The French policy was based on the fallacy that there are a fixed number of
jobs in the economy, which must therefore be rationed. It’s utter nonsense. The
American economy has created millions of new Internet-related jobs over the
last three decades—jobs that not only didn’t exist in 1980, but that no one could
have even imagined—all without the government trying to divvy up work hours.
In 2008, the French government under Nicolas Sarkozy passed legislation
allowing companies and workers to negotiate away the thirty-five-hour
workweek, in large part because the policy did nothing to fix the unemployment
problem. No sane economist ever thought it would—which doesn’t necessarily
mean that politicians (and the people who elect them) were willing to listen to
that advice.
Which is not to say that America doesn’t have its own economic issues to deal
with. Antiglobalization protesters first took to the streets in Seattle in 1999,
smashing windows and overturning cars to protest a meeting of the World Trade
Organization. Were the protesters right? Will globalization and burgeoning
world trade ruin the environment, exploit workers in the developing world, and


put a McDonald’s on every corner? Or was New York Times columnist Thomas
Friedman closer to the mark when he called the protesters “a Noah’s ark of flat-
earth advocates, protectionist trade unions and yuppies looking for their 1960’s
fix”?
1
During the 2008 presidential primaries, Barack Obama criticized the North
American Free Trade Agreement, which was negotiated during the presidency of
fellow Democrat Bill Clinton. Were Obama’s comments good economics, or just
good politics (since he happened to be running against Bill Clinton’s wife)?

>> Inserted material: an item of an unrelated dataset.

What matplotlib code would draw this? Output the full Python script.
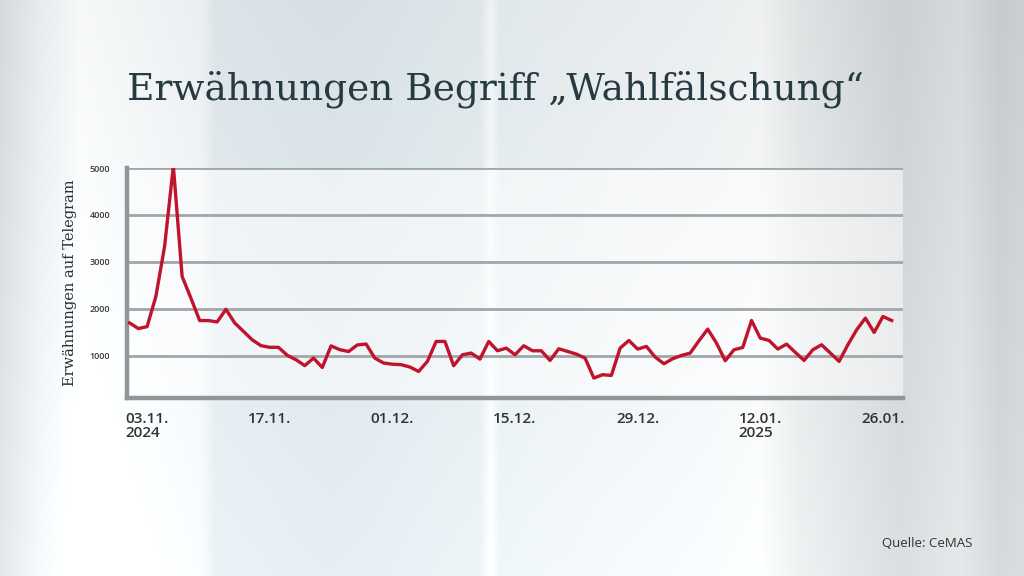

After Chapter 12, you can decide.
I offer only one promise in this book: There will be no graphs, no charts, and
no equations. These tools have their place in economics. Indeed, mathematics
can offer a simple, even elegant way of representing the world—not unlike
telling someone that it is seventy-two degrees outside rather than having to
describe how warm or cool it feels. But at bottom, the most important ideas in
economics are intuitive. They derive their power from bringing logic and rigor to
bear on everyday problems. Consider a thought exercise proposed by Glenn
Loury, a theoretical economist at Boston University: Suppose that ten job
applicants are vying for a single position. Nine of the job candidates are white
and one is black. The hiring company has an affirmative action policy stipulating
that when minority and nonminority candidates are of equal merit, the minority
candidate will be hired.
Further suppose that there are two top candidates; one is white, the other is
black. True to policy, the firm hires the black candidate. Loury (who is black)
makes this subtle but simple point: Only one of the white candidates has suffered
from affirmative action; the other eight wouldn’t have gotten the job anyway.